Search code examples
pythondeep-learningneural-networkpytorchgradient-descent

Understanding Pytorch Weight and Biases in Linear Layer


Below is the code for combining weight and bias into a single layer, I am not able to understand the line below, why we have to multiply weight transpose matrix with bais. I should just bias without weight because we are multiplying weight for getting final output3

combined_layer.bias.data = layer1.bias @ layer2.weight.t() + layer2.bias

 # Create a single layer to replace the two linear layers
 combined_layer = nn.Linear(input_size, output_size)

 combined_layer.weight.data = layer2.weight @ layer1.weight
 combined_layer.bias.data = layer1.bias @ layer2.weight.t() + layer2.bias //This should be just bias

 outputs3 = inputs @ combined_layer.weight.t() + combined_layer.bias

Could anyone please help me in understanding this?


Solution

  • You simply need to expand the original equation of two Linear layers i.e.
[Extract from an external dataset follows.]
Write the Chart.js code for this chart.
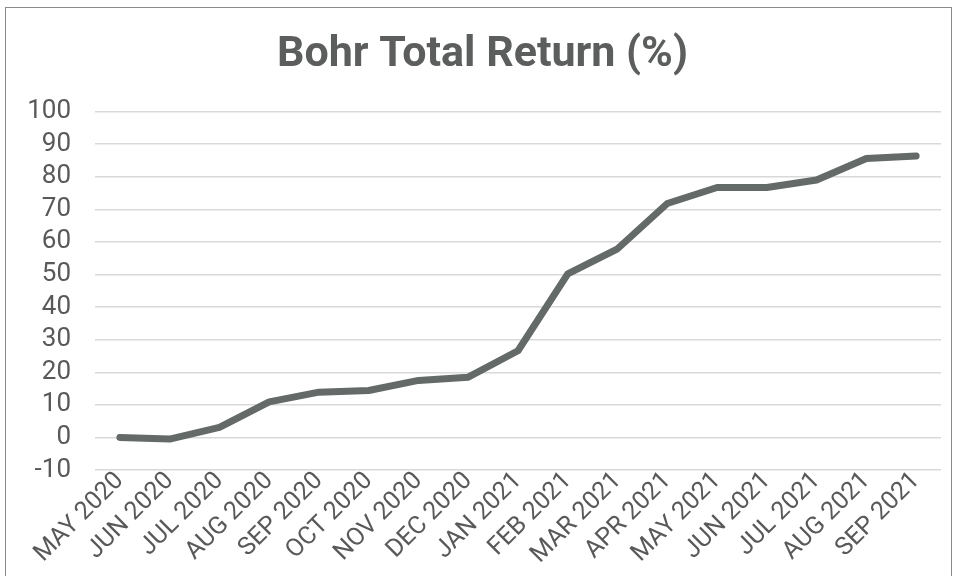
<!DOCTYPE html>
<html>
<head>
<meta charset="utf-8">
<script src="https://cdn.jsdelivr.net/npm/chart.js@4/dist/chart.umd.min.js"></script>
<style>
  html, body { margin: 0; padding: 0; background: #fff; }
  #wrap { position: relative; width: 958px; height: 576px; overflow: hidden; }
  #frame { position: absolute; left: 5px; top: 7px; width: 947px; height: 600px; border: 1px solid #8a8a8a; box-sizing: border-box; pointer-events: none; }
  canvas { position: absolute; left: 0; top: 0; }
</style>
</head>
<body>
<div id="wrap">
  <canvas id="c" width="958" height="576"></canvas>
  <div id="frame"></div>
</div>
<script>
const categories = ["MAY 2020","JUN 2020","JUL 2020","AUG 2020","SEP 2020","OCT 2020","NOV 2020","DEC 2020","JAN 2021","FEB 2021","MAR 2021","APR 2021","MAY 2021","JUN 2021","JUL 2021","AUG 2021","SEP 2021"];
const totalReturn = [0, -0.5, 3.1, 10.9, 13.9, 14.4, 17.5, 18.5, 26.6, 50.2, 57.9, 71.8, 76.7, 76.7, 79.0, 85.6, 86.4];
const titleText = "Bohr Total Return (%)";
const yMin = -10, yMax = 100, yStep = 10;

const textColor = '#595959';

new Chart(document.getElementById('c'), {
  type: 'line',
  data: {
    labels: categories,
    datasets: [{
      data: totalReturn,
      borderColor: '#646a67',
      borderWidth: 7,
      pointRadius: 0,
      tension: 0,
      borderJoinStyle: 'round',
      borderCapStyle: 'round',
      fill: false
    }]
  },
  options: {
    responsive: false,
    animation: false,
    devicePixelRatio: 1,
    layout: { padding: { left: 24, right: 17, top: 0, bottom: 0 } },
    plugins: {
      legend: { display: false },
      tooltip: { enabled: false },
      title: {
        display: true,
        text: titleText,
        color: '#5b5e5d',
        font: { family: 'Roboto', size: 43, weight: 'bold', lineHeight: 1.2 },
        padding: { top: 29, bottom: 31 }
      }
    },
    scales: {
      x: {
        offset: true,
        grid: { display: false, drawTicks: false },
        border: { display: false },
        ticks: {
          color: textColor,
          font: { family: 'Roboto', size: 25, lineHeight: 1 },
          maxRotation: 45,
          minRotation: 45,
          autoSkip: false,
          padding: -2
        },
        afterFit: (s) => { s.height = 106; }
      },
      y: {
        min: yMin,
        max: yMax,
        grid: { color: '#d9d9d9', lineWidth: 1.5, drawTicks: false },
        border: { display: false },
        ticks: {
          stepSize: yStep,
          autoSkip: false,
          color: textColor,
          font: { family: 'Roboto', size: 26, lineHeight: 1 },
          padding: 24
        },
        afterFit: (s) => { s.width = 71; }
      }
    }
  }
});
</script>
</body>
</html>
    # out = layer2(layer1(x))
    # given (x @ A + B) @ C + D
    out = (x @ layer1.weight.t() + layer1.bias) @ layer2.weight.t() + layer2.bias
    

    You can expand (x @ A + B) @ C + D = (x @ A @ C) + B @ C + D

    out = x @ layer1.weight.t() @ layer2.weight.t() + layer1.bias @ layer2.weight.t() + layer2.bias
    out = x @ (layer1.weight.t() @ layer2.weight.t()) + (layer1.bias @ layer2.weight.t() + layer2.bias)
    # the above equation is x @ (A @ C) + B @ C + D
    
    # now you can assume
    combined_layer.weight = layer2.weight @ layer1.weight
    combined_layer.bias = layer1.bias @ layer2.weight.t() + layer2.bias 
    # final output
    out = x @ combined_layer.weight.t() + combined_layer.bias
    

    Also, note that matrix multiplication transpose rule is also used here i.e.

    transpose(A@B) = transpose(B) @ transpose(A)

    That's why combined_layer.weight.t() is multiplied by x as we didn't take transpose in layer2.weight @ layer1.weight.